*Data listing*.
+++
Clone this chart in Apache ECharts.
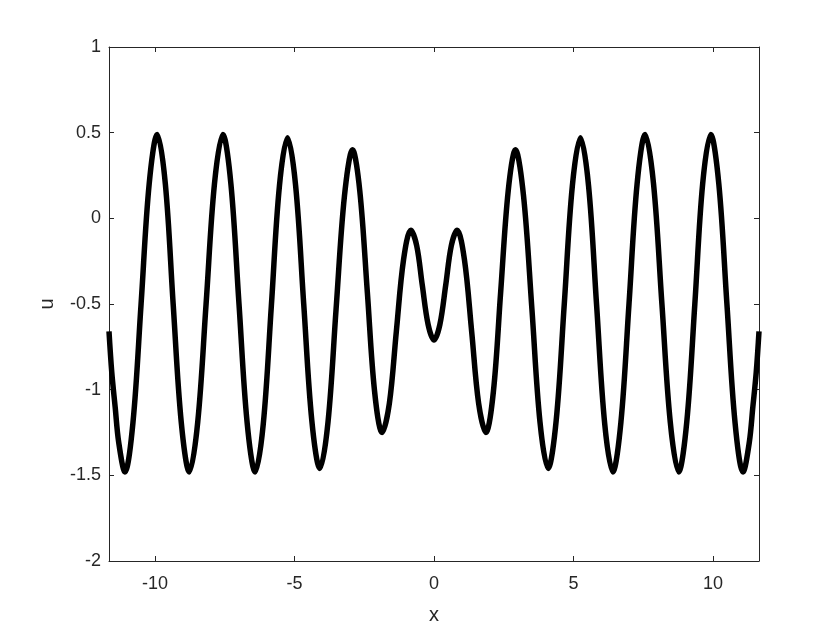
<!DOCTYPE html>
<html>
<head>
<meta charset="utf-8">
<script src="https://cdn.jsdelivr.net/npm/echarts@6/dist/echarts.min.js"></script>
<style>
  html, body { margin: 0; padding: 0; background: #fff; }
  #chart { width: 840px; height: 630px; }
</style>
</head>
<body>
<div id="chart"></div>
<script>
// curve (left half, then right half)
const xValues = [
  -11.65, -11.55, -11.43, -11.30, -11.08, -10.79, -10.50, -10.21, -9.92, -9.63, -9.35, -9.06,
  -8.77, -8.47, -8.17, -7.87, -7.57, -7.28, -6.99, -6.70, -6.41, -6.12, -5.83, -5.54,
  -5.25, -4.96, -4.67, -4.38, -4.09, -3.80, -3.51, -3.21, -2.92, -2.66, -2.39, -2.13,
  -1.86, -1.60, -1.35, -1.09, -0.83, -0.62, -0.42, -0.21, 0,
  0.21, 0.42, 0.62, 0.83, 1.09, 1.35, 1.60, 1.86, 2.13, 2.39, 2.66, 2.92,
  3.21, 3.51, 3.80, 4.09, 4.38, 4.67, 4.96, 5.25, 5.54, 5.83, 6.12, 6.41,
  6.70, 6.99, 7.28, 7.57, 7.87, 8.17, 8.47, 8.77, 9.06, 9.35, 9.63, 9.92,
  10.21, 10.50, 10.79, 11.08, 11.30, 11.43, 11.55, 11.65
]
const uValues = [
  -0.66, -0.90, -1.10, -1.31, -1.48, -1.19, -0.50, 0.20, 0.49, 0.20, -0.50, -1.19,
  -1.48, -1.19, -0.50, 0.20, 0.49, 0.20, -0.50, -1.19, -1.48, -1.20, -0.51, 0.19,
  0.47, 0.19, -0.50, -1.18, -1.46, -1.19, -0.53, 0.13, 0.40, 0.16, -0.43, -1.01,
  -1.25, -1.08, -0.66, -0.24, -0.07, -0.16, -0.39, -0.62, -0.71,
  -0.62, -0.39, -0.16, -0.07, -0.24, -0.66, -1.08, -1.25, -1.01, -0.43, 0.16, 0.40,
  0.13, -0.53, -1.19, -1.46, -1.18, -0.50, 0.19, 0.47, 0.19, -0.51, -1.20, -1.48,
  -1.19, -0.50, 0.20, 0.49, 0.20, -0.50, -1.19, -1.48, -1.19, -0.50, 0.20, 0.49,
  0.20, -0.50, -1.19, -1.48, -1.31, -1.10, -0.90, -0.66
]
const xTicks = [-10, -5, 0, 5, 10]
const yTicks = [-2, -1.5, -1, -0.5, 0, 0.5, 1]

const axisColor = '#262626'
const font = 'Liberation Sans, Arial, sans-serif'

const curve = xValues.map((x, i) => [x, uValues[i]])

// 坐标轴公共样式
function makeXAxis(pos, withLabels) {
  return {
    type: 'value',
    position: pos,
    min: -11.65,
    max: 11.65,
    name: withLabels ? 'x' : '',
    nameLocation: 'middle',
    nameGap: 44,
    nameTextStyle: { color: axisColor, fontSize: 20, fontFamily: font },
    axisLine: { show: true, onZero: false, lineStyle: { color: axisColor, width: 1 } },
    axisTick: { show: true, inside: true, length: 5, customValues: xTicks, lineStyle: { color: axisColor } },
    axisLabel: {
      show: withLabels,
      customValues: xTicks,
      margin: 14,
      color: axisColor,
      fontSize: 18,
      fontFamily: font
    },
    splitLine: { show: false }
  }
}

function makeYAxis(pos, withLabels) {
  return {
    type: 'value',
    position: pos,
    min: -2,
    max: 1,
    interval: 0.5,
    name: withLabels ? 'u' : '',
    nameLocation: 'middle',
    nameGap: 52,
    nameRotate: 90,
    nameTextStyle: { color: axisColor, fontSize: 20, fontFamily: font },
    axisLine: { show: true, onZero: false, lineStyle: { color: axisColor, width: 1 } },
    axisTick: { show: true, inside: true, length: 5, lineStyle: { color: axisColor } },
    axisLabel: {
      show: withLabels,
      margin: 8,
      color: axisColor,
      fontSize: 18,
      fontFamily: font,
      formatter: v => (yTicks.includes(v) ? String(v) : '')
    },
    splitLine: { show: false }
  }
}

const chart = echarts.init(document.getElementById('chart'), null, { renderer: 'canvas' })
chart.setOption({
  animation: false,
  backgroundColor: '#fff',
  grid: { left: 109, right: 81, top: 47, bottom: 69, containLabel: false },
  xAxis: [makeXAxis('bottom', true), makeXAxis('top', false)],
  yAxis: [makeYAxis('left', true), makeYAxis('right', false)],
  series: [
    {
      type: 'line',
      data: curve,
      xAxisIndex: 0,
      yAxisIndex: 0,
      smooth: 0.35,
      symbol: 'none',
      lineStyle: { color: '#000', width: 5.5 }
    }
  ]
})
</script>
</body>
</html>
+++
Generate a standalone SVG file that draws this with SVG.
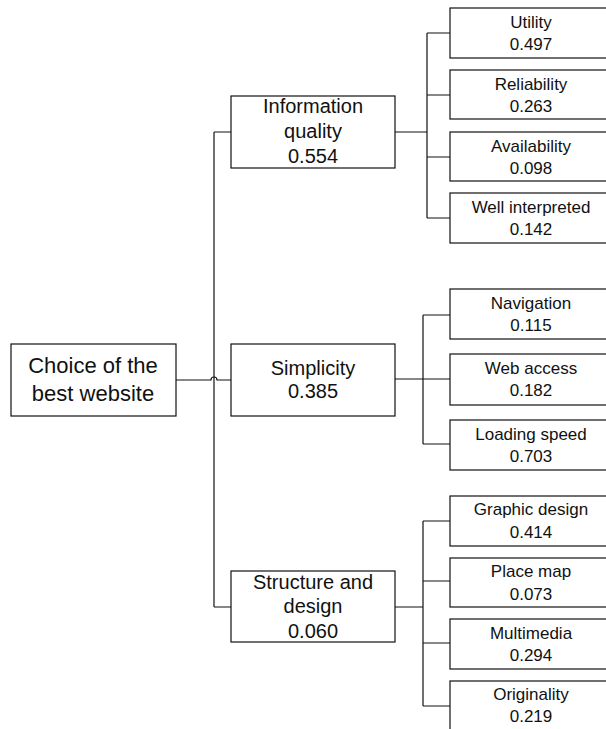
+++
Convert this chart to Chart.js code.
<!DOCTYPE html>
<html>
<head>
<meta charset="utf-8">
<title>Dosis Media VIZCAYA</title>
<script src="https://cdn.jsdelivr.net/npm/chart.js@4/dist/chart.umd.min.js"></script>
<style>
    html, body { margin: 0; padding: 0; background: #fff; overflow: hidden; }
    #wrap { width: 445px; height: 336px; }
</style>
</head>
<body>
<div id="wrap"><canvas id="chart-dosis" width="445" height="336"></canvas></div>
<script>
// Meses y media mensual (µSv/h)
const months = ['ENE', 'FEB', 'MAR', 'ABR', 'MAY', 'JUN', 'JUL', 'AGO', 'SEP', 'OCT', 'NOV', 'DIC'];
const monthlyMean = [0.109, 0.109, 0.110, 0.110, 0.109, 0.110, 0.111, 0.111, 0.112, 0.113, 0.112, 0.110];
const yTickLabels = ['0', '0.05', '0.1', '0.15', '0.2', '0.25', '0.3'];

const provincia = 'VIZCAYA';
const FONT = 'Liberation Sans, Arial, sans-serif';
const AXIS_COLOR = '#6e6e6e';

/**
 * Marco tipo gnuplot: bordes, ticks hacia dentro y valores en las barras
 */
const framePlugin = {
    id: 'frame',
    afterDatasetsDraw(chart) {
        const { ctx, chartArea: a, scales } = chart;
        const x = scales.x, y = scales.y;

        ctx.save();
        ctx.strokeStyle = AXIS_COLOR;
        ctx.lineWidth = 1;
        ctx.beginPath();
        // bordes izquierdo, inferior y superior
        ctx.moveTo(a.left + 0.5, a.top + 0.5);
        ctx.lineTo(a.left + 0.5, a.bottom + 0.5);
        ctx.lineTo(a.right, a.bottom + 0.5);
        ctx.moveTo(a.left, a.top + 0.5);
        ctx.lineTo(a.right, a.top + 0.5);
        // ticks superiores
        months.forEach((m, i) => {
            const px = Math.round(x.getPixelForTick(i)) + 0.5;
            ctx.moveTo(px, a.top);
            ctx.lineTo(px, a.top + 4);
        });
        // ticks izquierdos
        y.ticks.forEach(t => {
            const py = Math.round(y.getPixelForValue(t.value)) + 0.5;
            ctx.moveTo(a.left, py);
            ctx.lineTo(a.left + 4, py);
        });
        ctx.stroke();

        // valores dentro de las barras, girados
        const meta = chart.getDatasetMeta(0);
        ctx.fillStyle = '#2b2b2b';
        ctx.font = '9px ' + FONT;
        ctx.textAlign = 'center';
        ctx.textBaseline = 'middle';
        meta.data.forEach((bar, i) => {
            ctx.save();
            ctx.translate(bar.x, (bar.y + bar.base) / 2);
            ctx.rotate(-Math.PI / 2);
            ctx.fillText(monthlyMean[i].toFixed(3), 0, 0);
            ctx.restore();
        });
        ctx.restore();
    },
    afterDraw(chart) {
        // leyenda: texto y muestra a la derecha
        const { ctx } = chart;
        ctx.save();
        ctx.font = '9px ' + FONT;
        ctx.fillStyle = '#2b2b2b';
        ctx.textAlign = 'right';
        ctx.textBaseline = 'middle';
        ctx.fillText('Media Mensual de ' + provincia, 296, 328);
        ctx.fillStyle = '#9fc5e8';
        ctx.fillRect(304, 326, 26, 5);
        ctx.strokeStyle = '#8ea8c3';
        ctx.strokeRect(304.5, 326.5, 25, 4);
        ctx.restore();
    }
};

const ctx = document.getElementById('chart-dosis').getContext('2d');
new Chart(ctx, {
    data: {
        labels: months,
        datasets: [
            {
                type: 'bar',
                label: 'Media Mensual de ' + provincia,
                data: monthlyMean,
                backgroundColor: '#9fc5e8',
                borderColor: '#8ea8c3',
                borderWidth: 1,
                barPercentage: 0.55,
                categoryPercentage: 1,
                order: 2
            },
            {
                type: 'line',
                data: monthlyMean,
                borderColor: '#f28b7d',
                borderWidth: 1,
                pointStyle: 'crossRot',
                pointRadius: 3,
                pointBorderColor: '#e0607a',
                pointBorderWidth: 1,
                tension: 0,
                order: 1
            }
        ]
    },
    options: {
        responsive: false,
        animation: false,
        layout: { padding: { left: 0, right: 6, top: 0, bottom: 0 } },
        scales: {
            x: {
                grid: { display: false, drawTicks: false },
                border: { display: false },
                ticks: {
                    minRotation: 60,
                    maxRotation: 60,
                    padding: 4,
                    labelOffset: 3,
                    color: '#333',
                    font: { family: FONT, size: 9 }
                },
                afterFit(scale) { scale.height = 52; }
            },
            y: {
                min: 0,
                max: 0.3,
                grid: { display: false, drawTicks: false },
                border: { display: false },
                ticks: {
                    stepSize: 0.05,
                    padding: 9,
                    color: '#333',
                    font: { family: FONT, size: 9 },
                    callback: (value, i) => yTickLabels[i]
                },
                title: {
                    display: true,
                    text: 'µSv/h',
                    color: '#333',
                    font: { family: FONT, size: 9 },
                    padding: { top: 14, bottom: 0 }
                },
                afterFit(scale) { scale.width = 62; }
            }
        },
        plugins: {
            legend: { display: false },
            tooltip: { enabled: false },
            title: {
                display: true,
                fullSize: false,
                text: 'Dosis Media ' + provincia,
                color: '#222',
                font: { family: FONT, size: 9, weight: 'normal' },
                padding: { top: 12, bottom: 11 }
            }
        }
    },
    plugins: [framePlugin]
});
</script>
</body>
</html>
+++
Retype, word for word, only the lines from the one containing "Clone this chart in Apache ECharts." through the one containing "const curve = xValues.map((x, i)", both included, and leave out any pictures.

Clone this chart in Apache ECharts.
<!DOCTYPE html>
<html>
<head>
<meta charset="utf-8">
<script src="https://cdn.jsdelivr.net/npm/echarts@6/dist/echarts.min.js"></script>
<style>
  html, body { margin: 0; padding: 0; background: #fff; }
  #chart { width: 840px; height: 630px; }
</style>
</head>
<body>
<div id="chart"></div>
<script>
// curve (left half, then right half)
const xValues = [
  -11.65, -11.55, -11.43, -11.30, -11.08, -10.79, -10.50, -10.21, -9.92, -9.63, -9.35, -9.06,
  -8.77, -8.47, -8.17, -7.87, -7.57, -7.28, -6.99, -6.70, -6.41, -6.12, -5.83, -5.54,
  -5.25, -4.96, -4.67, -4.38, -4.09, -3.80, -3.51, -3.21, -2.92, -2.66, -2.39, -2.13,
  -1.86, -1.60, -1.35, -1.09, -0.83, -0.62, -0.42, -0.21, 0,
  0.21, 0.42, 0.62, 0.83, 1.09, 1.35, 1.60, 1.86, 2.13, 2.39, 2.66, 2.92,
  3.21, 3.51, 3.80, 4.09, 4.38, 4.67, 4.96, 5.25, 5.54, 5.83, 6.12, 6.41,
  6.70, 6.99, 7.28, 7.57, 7.87, 8.17, 8.47, 8.77, 9.06, 9.35, 9.63, 9.92,
  10.21, 10.50, 10.79, 11.08, 11.30, 11.43, 11.55, 11.65
]
const uValues = [
  -0.66, -0.90, -1.10, -1.31, -1.48, -1.19, -0.50, 0.20, 0.49, 0.20, -0.50, -1.19,
  -1.48, -1.19, -0.50, 0.20, 0.49, 0.20, -0.50, -1.19, -1.48, -1.20, -0.51, 0.19,
  0.47, 0.19, -0.50, -1.18, -1.46, -1.19, -0.53, 0.13, 0.40, 0.16, -0.43, -1.01,
  -1.25, -1.08, -0.66, -0.24, -0.07, -0.16, -0.39, -0.62, -0.71,
  -0.62, -0.39, -0.16, -0.07, -0.24, -0.66, -1.08, -1.25, -1.01, -0.43, 0.16, 0.40,
  0.13, -0.53, -1.19, -1.46, -1.18, -0.50, 0.19, 0.47, 0.19, -0.51, -1.20, -1.48,
  -1.19, -0.50, 0.20, 0.49, 0.20, -0.50, -1.19, -1.48, -1.19, -0.50, 0.20, 0.49,
  0.20, -0.50, -1.19, -1.48, -1.31, -1.10, -0.90, -0.66
]
const xTicks = [-10, -5, 0, 5, 10]
const yTicks = [-2, -1.5, -1, -0.5, 0, 0.5, 1]

const axisColor = '#262626'
const font = 'Liberation Sans, Arial, sans-serif'

const curve = xValues.map((x, i) => [x, uValues[i]])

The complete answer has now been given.